Di Dusun Blang Padang ada kelompok tani bernama Kelompok Tani Sibinuang. Kelompok tani ini fokus di bidang pertanian sawah yang biasa ditanami padi. Untuk cengkeh, kelompok tani ini tidak mengurusi, karena menurut warga Blang Padang, pertanian cengkeh sangat mudah terutama dalam perawatannya.
Selain bertani cengkeh, Jasmin mencari nafkah dengan menjadi nelayan, menggarap sawah miliknya yang ia tanami padi, dan menanam pinang, pala dan kelapa. Luasan sawah miliknya 160 x 22 meter. Jasmin memiliki perahu kecil yang mampu menampung dua orang saja. Ia rutin melaut di sela kesibukan merawat sawah dan kebun cengkeh. Ia melaut menangkap hasil laut dengan cara memancing atau menjala. Yang paling mudah didapat adalah ikan tongkol. Ikan-ikan karang seperti kerapu sulit ditangkap. Selain tongkol, hasil melaut ada ikan janang, lobster, ikan teri dan gurita.

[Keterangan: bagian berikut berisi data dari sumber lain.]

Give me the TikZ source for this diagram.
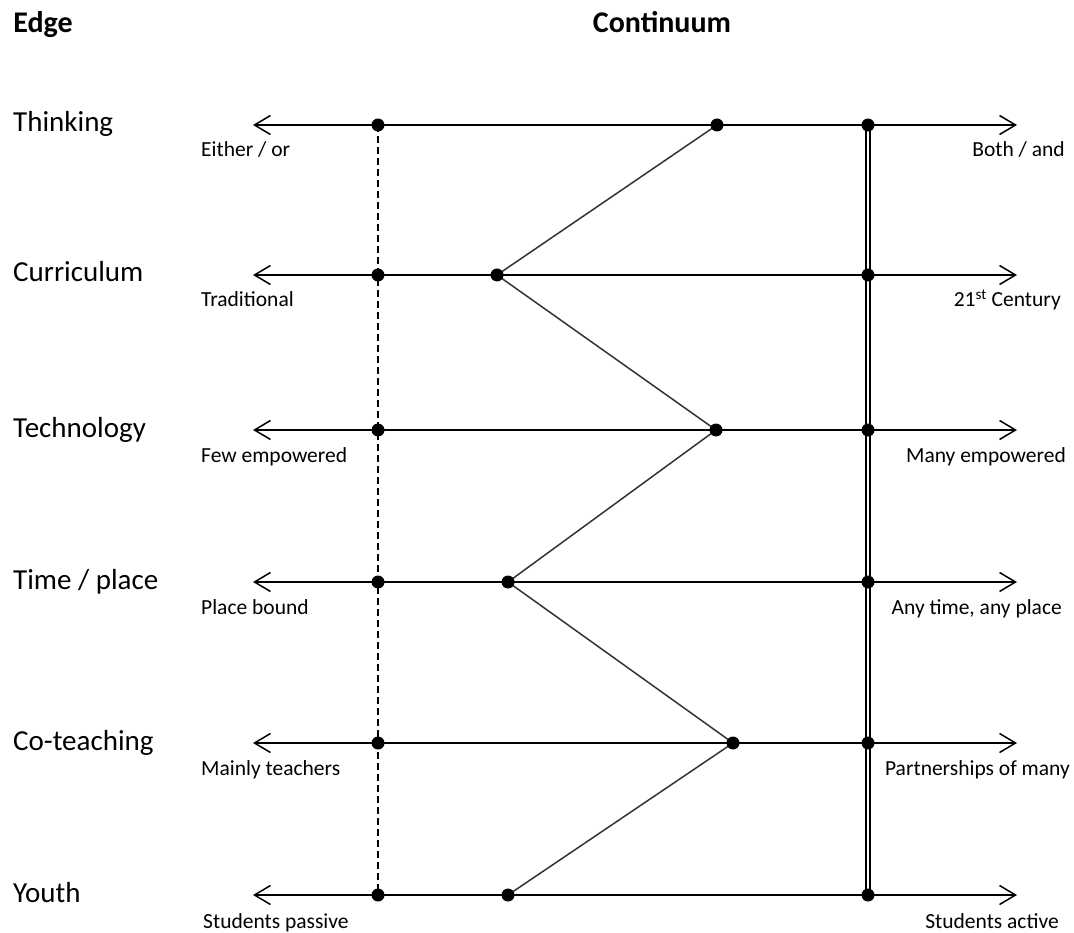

Jasmin baru 9 bulan menjabat sebagai kepala dusun. Jadi sejauh ini ia masih belajar untuk menjadi pemimpin yang baik. Selama 9 bulan, belum ada peraturan yang ia buat bersama masyarakat untuk pertanian cengkeh. Sejauh ini, di 9 bulan awal jabatannya, ia lebih fokus untuk mengumpulkan nelayan di dusunnya, membuat peraturan untuk tidak meracun ikan.

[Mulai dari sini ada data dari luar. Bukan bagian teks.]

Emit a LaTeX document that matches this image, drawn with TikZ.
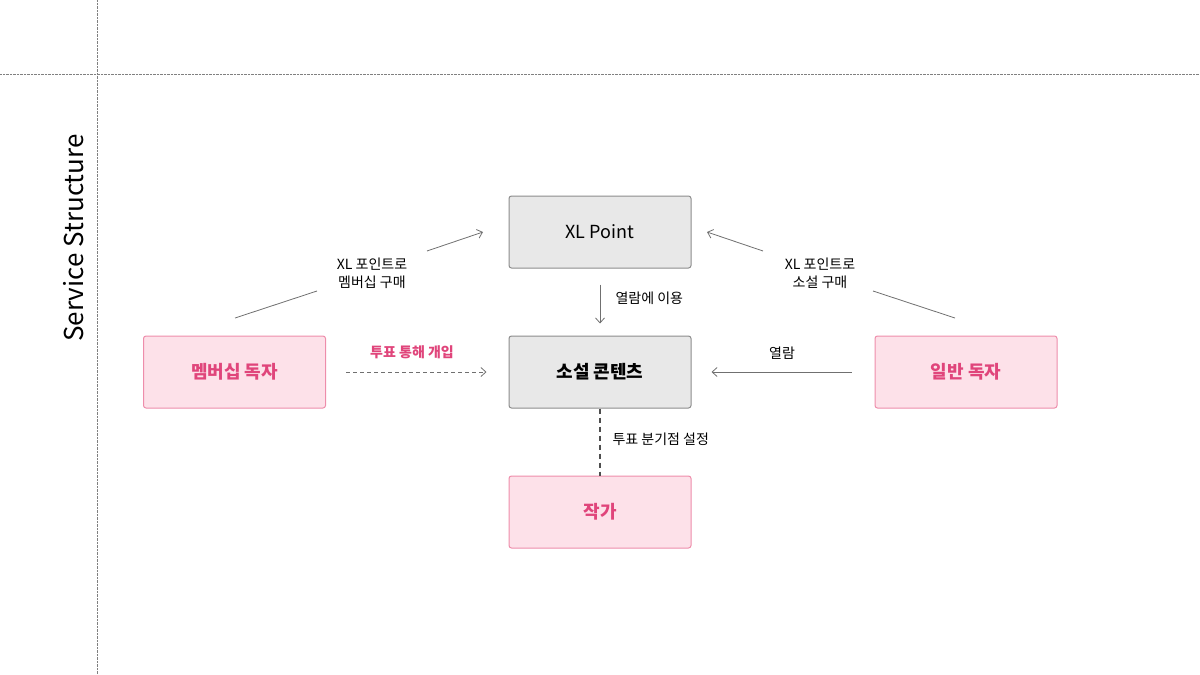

Untuk pertanian cengkeh ke depan, ia optimis cengkeh akan tetap menjadi tulang punggung utama perekonomian keluarga. Setelah harga cengkeh kembali menjanjikan pada 2007, banyak orang kembali merawat kebunnya yang sebelumnya terbengkalai. Ke depannya, ia yakin cengkeh Simeulue tetap cengkeh dengan kualitas baik karena tidak menggunakan pupuk kimia.